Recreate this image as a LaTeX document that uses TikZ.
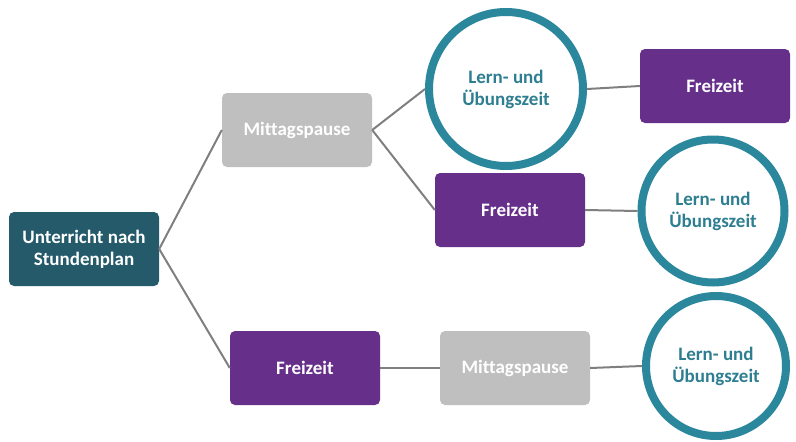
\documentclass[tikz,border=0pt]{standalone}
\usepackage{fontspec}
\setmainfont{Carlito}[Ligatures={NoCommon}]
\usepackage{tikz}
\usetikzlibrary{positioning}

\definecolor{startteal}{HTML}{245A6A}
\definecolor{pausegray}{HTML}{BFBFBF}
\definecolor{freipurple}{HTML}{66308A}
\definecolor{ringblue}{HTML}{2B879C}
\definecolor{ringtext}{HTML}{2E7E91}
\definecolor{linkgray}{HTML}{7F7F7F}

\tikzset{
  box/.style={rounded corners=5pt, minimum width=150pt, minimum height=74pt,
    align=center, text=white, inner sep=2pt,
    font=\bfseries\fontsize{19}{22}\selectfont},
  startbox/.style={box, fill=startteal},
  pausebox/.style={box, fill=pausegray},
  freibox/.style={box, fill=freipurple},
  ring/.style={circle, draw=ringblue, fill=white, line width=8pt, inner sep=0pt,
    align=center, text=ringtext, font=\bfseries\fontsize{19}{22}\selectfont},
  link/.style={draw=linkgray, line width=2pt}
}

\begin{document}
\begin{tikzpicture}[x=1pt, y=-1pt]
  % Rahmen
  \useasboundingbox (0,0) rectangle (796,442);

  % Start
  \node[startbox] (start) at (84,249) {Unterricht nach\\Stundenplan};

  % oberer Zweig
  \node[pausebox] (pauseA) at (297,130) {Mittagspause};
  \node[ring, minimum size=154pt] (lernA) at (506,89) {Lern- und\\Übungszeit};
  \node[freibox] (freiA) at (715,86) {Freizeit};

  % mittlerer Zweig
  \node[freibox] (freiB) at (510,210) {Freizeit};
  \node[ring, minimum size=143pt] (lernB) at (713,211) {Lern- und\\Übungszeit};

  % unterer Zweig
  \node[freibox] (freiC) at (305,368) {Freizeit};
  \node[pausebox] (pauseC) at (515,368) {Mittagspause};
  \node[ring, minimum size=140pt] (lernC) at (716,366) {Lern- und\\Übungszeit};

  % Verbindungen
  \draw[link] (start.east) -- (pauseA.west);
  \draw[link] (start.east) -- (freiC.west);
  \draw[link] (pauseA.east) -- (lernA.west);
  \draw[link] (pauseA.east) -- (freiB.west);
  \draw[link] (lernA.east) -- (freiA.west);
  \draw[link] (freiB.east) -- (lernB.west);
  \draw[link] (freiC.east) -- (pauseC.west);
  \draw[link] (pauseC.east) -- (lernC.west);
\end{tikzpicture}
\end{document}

==

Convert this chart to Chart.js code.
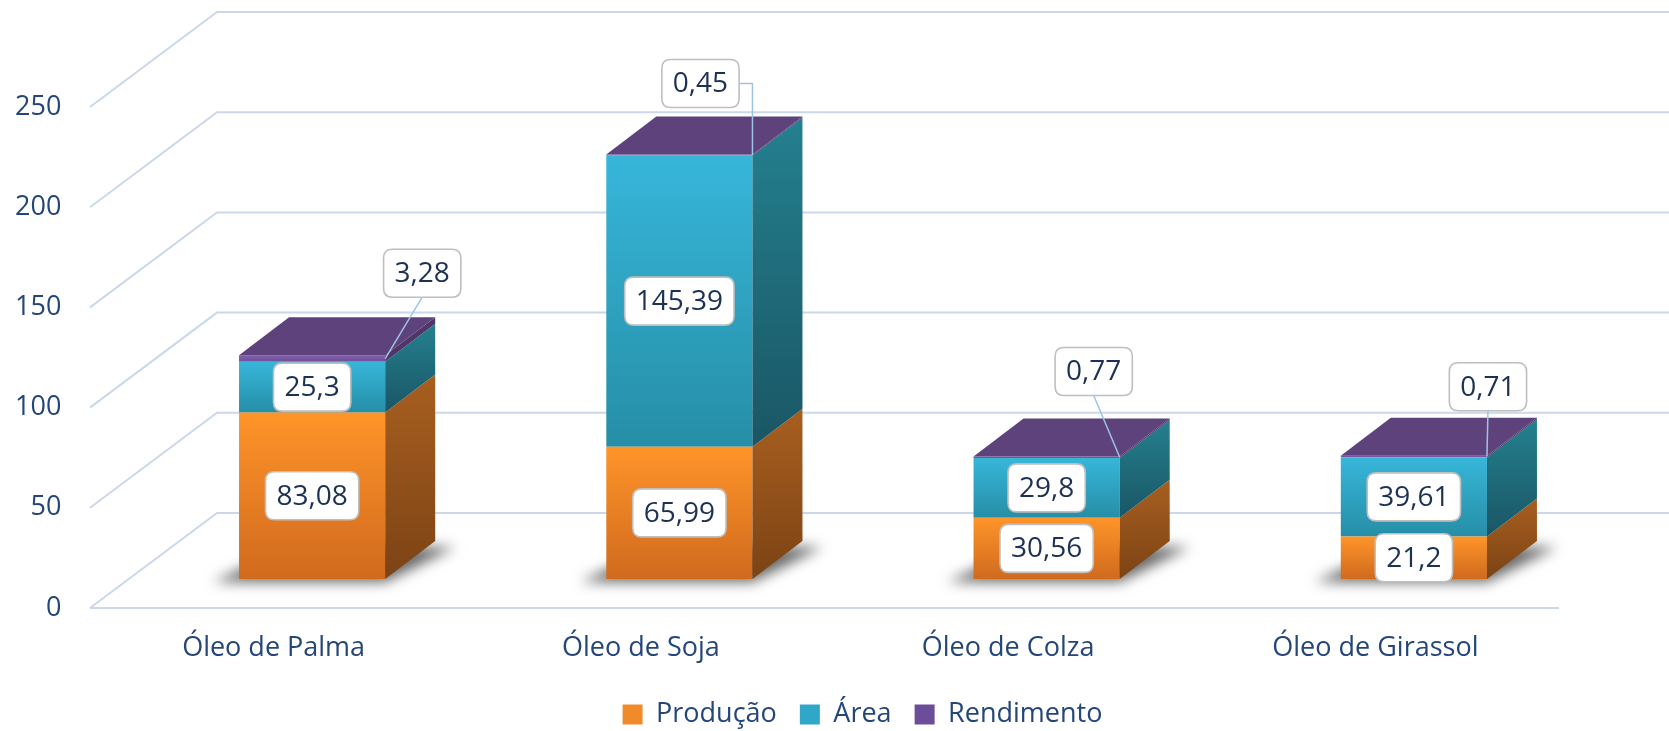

*What to produce*
Give every line of the material that includes the string "this".

*Correct answer*
Recreate this image as a LaTeX document that uses TikZ.
Convert this chart to Chart.js code.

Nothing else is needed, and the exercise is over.